A few days old, but I felt this needed to be addressed. Nerding ahead, steer clear if you want to avoid it... ;7
Gamma radiation is not radioactivity. It is basically just ionizing radiation that consists of high-energy photons that can be borne from pretty much anything that has charged particles and is energetic enough.
True, radioactivity is one of the most common phenomena that produces ionizing radiation - which counts not only gamma, but also alpha- and beta+/- -radiation types, which unlike gamma are actually charged particles shooting from the nuclear reactions. Alpha particles are Helium 4 nuclei; beta- particles are electrons and beta+ particles are positrons, or antielectrons if you prefer that.
Radioactivity is basically an archaic and rather unsuitable term from Curies' days of research, describing that something's going on in the subject matter and probably they noticed it from the accelerating charged particles generating noise heard by radio or something along those lines, I don't remember the actual history of the discovery of radioactivity. I have no idea why the term radioactive has remained popular, when simple "active" is actually better describing term.
Basically, radioactive matter is stuff that has active isotopes in it - atoms that are have unstable nuclei and might or might not disintegrate any given moment. The probability of an individual disintegration stems such statistical factors like half-life and the activity of the matter, but that's not really important.
Now, there are ways to make stable matter active, by unstabilizing part of the nuclei in it. By far the easiest way to do it is to bombard the matter at hand (figuratively, hopefully not literally at hand) with neutron flux. When the neutrons hit the nuclei, they kinda assimilate themselves as parts of the nucleus they have hit, which increases the atomic mass of that particle nucleus and may or may not make the nucleus active, that is "prone to disintegrate".
When you bombard any material with neutrons long enough - say, a couple dozen years next to a blazing nuclear reaction that releases a lot of neutrons - it will slowly turn into variably active nuclear waste, regardless of what kind of radiation is released in the primary reaction used in the power plant.

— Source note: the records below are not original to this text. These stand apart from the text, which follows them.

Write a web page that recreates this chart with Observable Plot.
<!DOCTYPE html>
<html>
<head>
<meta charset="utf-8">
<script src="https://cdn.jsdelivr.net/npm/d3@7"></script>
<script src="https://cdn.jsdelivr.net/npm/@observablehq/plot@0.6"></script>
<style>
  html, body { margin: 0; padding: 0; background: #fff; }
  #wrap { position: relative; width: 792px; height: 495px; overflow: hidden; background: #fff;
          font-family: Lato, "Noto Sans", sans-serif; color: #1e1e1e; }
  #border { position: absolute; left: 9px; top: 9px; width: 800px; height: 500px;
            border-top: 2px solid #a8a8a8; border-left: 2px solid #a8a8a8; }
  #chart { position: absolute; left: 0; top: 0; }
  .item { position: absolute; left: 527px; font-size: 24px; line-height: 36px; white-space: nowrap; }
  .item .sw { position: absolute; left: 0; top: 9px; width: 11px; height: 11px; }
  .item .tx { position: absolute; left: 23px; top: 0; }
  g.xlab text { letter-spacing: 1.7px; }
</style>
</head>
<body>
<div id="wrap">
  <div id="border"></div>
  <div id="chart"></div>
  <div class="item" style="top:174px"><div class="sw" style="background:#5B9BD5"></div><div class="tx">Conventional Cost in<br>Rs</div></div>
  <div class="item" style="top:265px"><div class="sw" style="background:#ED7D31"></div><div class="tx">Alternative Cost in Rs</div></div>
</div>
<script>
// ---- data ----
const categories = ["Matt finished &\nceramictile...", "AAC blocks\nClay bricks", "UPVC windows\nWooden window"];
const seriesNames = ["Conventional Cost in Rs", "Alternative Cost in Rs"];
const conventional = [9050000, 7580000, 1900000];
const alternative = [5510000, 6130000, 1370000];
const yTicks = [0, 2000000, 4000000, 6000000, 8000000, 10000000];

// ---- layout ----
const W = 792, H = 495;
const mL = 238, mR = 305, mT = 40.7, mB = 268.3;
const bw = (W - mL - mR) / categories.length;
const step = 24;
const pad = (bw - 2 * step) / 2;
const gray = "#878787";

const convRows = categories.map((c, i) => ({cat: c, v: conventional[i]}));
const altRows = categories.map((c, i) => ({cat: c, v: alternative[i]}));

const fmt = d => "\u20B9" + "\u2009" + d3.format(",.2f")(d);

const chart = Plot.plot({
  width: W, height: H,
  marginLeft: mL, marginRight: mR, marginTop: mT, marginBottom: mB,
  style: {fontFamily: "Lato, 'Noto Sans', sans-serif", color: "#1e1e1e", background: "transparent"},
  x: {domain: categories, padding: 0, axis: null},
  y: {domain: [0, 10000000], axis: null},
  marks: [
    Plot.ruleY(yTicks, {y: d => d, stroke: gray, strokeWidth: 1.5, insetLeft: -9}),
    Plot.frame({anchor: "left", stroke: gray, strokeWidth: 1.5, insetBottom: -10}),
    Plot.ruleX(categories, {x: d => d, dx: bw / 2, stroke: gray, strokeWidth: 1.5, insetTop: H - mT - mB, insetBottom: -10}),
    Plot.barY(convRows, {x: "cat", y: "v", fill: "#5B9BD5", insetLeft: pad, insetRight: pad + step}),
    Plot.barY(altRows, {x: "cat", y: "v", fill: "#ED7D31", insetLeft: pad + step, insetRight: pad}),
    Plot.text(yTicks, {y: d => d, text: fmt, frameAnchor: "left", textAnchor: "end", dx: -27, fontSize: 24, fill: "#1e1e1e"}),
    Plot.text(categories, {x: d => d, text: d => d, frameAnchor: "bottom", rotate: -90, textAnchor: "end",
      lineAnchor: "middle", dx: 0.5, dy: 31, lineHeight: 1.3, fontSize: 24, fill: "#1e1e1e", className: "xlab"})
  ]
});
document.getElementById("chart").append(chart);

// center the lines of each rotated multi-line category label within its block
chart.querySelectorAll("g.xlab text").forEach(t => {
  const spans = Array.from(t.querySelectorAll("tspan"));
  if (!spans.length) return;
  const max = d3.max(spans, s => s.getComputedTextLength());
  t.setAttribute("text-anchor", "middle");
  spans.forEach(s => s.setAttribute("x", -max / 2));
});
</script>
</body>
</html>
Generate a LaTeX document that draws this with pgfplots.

However, if you manage to use a reaction that releases only little or no free neutrons, the parts of the reactor do not become active. Basically, the less neutrons released, the better for everyone - then the only ionizing radiation from the reaction would be the primary radiation, which in fusion's case is indeed gamma radiation. However, shielding the surroundings from primary radiation is a mundane task and just requires a lot of mass around the reactor. The other stuff borne in the reactions - like the resulting nuclei, which are by nature charged particles - can be used as source of thermal energy to run turbines (ye olde way) or they can be converted into electrical current via magnetic fields and induction (which would be the better and more efficient way to produce electricity from the reaction).